I volunteer for a non-profit and am on the receiving end of these "billpay" payments. The system is so fraught with error, it has convinced me to NEVER use billpay.
Let me give a little insight. When you use billpay, there may not be an ACH transaction. It depends on the billpay processor and reciever. AT&T might get it that way, but maybe not! That's a whole different system. If the central processor who handles transactions for many financial institutions can't go electronic, it prints a check and sends it in the mail.
On the other side, AT&T (or my non-profit) get a big old stack of checks with no supporting information at all. I bet you AT&T gets a box of these every few days (EDIT: nope, I read further and found that AT&T should get them all ACH since they are a utility, but the problem is similar anyway due to incomplete information channeled through the billpay system.
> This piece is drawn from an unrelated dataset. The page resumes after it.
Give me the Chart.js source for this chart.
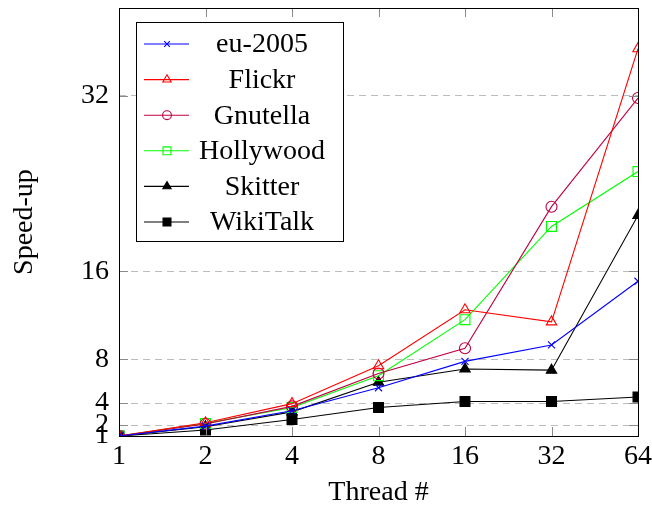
<!DOCTYPE html>
<html>
<head>
<meta charset="utf-8">
<script src="https://cdn.jsdelivr.net/npm/chart.js@4.4.0/dist/chart.umd.min.js"></script>
<style>
  html, body { margin: 0; padding: 0; background: #fff; }
  #wrap { width: 652px; height: 515px; }
</style>
</head>
<body>
<div id="wrap"><canvas id="speedup"></canvas></div>
<script>
const threads = [ 1, 2, 4, 8, 16, 32, 64 ]
const yTicks = [ 1, 2, 4, 8, 16, 32 ]

const eu2005 = [ 1, 1.9, 3.3, 5.4, 7.8, 9.3, 15.1 ]
const flickr = [ 1, 2.2, 3.95, 7.4, 12.5, 11.4, 36.3 ]
const gnutella = [ 1, 2.1, 3.7, 6.7, 9.0, 21.9, 31.8 ]
const hollywood = [ 1, 2.15, 3.6, 6.5, 11.6, 20.1, 25.1 ]
const skitter = [ 1, 1.85, 3.2, 5.9, 7.1, 7.0, 21.1 ]
const wikiTalk = [ 1, 1.55, 2.5, 3.6, 4.15, 4.15, 4.55 ]

const FONT = '"Liberation Serif", "DejaVu Serif", serif'
const FONT_SIZE = 28

const points = values => values.map( ( v, i ) => ( { x: threads[ i ], y: v } ) )

function series( label, values, color, style, radius, filled ) {
  return {
    label: label,
    data: points( values ),
    borderColor: color,
    backgroundColor: filled ? color : 'rgba(0,0,0,0)',
    pointStyle: style,
    pointRadius: radius,
    pointBorderWidth: 1.1,
    pointBorderColor: color,
    pointBackgroundColor: filled ? color : 'rgba(0,0,0,0)',
    borderWidth: 1.1,
    tension: 0,
    fill: false
  }
}

const data = {
  datasets: [
    series( 'eu-2005', eu2005, '#0000ff', 'crossRot', 5, false ),
    series( 'Flickr', flickr, '#ff0000', 'triangle', 6, false ),
    series( 'Gnutella', gnutella, 'rgb(191,0,64)', 'circle', 5.5, false ),
    series( 'Hollywood', hollywood, '#00ff00', 'rect', 7, false ),
    series( 'Skitter', skitter, '#000000', 'triangle', 6, true ),
    series( 'WikiTalk', wikiTalk, '#000000', 'rect', 7, true )
  ]
}

// box, inward tick marks and the legend drawn like pgfplots
const frame = {
  id: 'frame',
  afterDraw( chart ) {
    const { ctx, chartArea: a, scales } = chart
    const L = Math.round( a.left ), R = Math.round( a.right )
    const T = Math.round( a.top ), B = Math.round( a.bottom )
    ctx.save()
    ctx.setLineDash( [] )
    ctx.globalAlpha = 1
    ctx.fillStyle = '#8a8a8a'
    threads.forEach( t => {
      const x = Math.round( scales.x.getPixelForValue( t ) )
      ctx.fillRect( x, B - 9, 1, 9 )
      ctx.fillRect( x, T, 1, 9 )
    } )
    yTicks.forEach( t => {
      const y = Math.round( scales.y.getPixelForValue( t ) )
      ctx.fillRect( L, y, 9, 1 )
      ctx.fillRect( R - 9, y, 9, 1 )
    } )
    ctx.fillStyle = '#000'
    ctx.fillRect( L, T, R - L + 1, 1 )
    ctx.fillRect( L, B, R - L + 1, 1 )
    ctx.fillRect( L, T, 1, B - T + 1 )
    ctx.fillRect( R, T, 1, B - T + 1 )

    // legend
    const bx = L + 17, by = T + 14, bw = 207, bh = 219
    ctx.fillStyle = '#fff'
    ctx.fillRect( bx, by, bw, bh )
    ctx.fillStyle = '#000'
    ctx.fillRect( bx, by, bw, 1 )
    ctx.fillRect( bx, by + bh, bw + 1, 1 )
    ctx.fillRect( bx, by, 1, bh )
    ctx.fillRect( bx + bw, by, 1, bh )
    ctx.font = FONT_SIZE + 'px ' + FONT
    ctx.textAlign = 'center'
    ctx.textBaseline = 'middle'
    chart.data.datasets.forEach( ( ds, i ) => {
      const y = by + 22 + i * 35.6
      ctx.strokeStyle = ds.borderColor
      ctx.lineWidth = 1.1
      ctx.beginPath()
      ctx.moveTo( bx + 8, y ); ctx.lineTo( bx + 53, y )
      ctx.stroke()
      ctx.fillStyle = ds.pointBackgroundColor
      Chart.helpers.drawPoint( ctx, {
        pointStyle: ds.pointStyle,
        radius: ds.pointRadius * 0.8,
        borderWidth: 1.1,
        rotation: 0
      }, bx + 31, y )
      ctx.fillStyle = '#000'
      ctx.fillText( ds.label, bx + 126, y + 1 )
    } )
    ctx.restore()
  }
}

const tickFont = { family: FONT, size: FONT_SIZE }

const config = {
  type: 'line',
  data: data,
  options: {
    responsive: true,
    maintainAspectRatio: false,
    animation: false,
    layout: { padding: { left: 0, right: 14, top: 6, bottom: 0 } },
    plugins: {
      legend: { display: false },
      tooltip: { enabled: false }
    },
    scales: {
      x: {
        type: 'logarithmic',
        min: 1,
        max: 64,
        afterBuildTicks: scale => { scale.ticks = threads.map( v => ( { value: v } ) ) },
        afterFit: scale => {
          scale.height = 79
          scale.paddingLeft = 0
          scale.paddingRight = 0
        },
        ticks: {
          autoSkip: false,
          maxRotation: 0,
          padding: 4,
          color: '#000',
          font: tickFont,
          callback: v => String( v )
        },
        grid: { display: false, drawTicks: false },
        border: { display: false },
        title: {
          display: true,
          text: 'Thread #',
          color: '#000',
          font: tickFont,
          padding: { top: 0, bottom: 6 }
        }
      },
      y: {
        type: 'linear',
        min: 1,
        max: 40,
        afterBuildTicks: scale => { scale.ticks = yTicks.map( v => ( { value: v } ) ) },
        afterFit: scale => {
          scale.width = 119
          scale.paddingTop = 0
          scale.paddingBottom = 0
        },
        ticks: {
          autoSkip: false,
          padding: 10,
          color: '#000',
          font: tickFont,
          callback: v => String( v )
        },
        grid: {
          color: '#bdbdbd',
          lineWidth: 1,
          drawTicks: false
        },
        border: { display: false, dash: [ 7, 5 ] },
        title: {
          display: true,
          text: 'Speed-up',
          color: '#000',
          font: tickFont,
          padding: { top: 8, bottom: 0 }
        }
      }
    }
  },
  plugins: [ frame ]
}

const graph = new Chart( document.getElementById( 'speedup' ), config )
</script>
</body>
</html>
Read on.) The checks all look the same, but have different formats of "memo" information based on the financial institution. Some are good about passing along memo info, some are not. Usually, it is just a bare check with a name and address and no supporting information.
To make matters worse, the billpay processor will group same "to:" address checks together, despite the "remit to." In my opinion, this is illegal, but they do it anyway to save postage. For my non-profit, it is a mess because we have multiple non-profits at the same address. The billpay envelope comes with whatever random "remit to:" is first in the envelope at that address. So the stack of 10 checks behind may be a mix of multiple institutions if they share an address. It is not uncommon for small non-profits to share an address.
So whomever handles the mail may put the stack of checks in on mail slot and then you hope that the person handling it is prompt and properly distributes the check.
More than once, instead the harried treasurer just cashes the stack not realizing they are different "remit to" addresses. Since banks now just have a reader that only cares about the "amount" field, the checks are cashed to the wrong institution.
This is just one of the many ways things go wrong. AT&T probably doesn't have my little problem, but they have the problem of the "memo" data which shows the account -- if the billpay people put it there at all.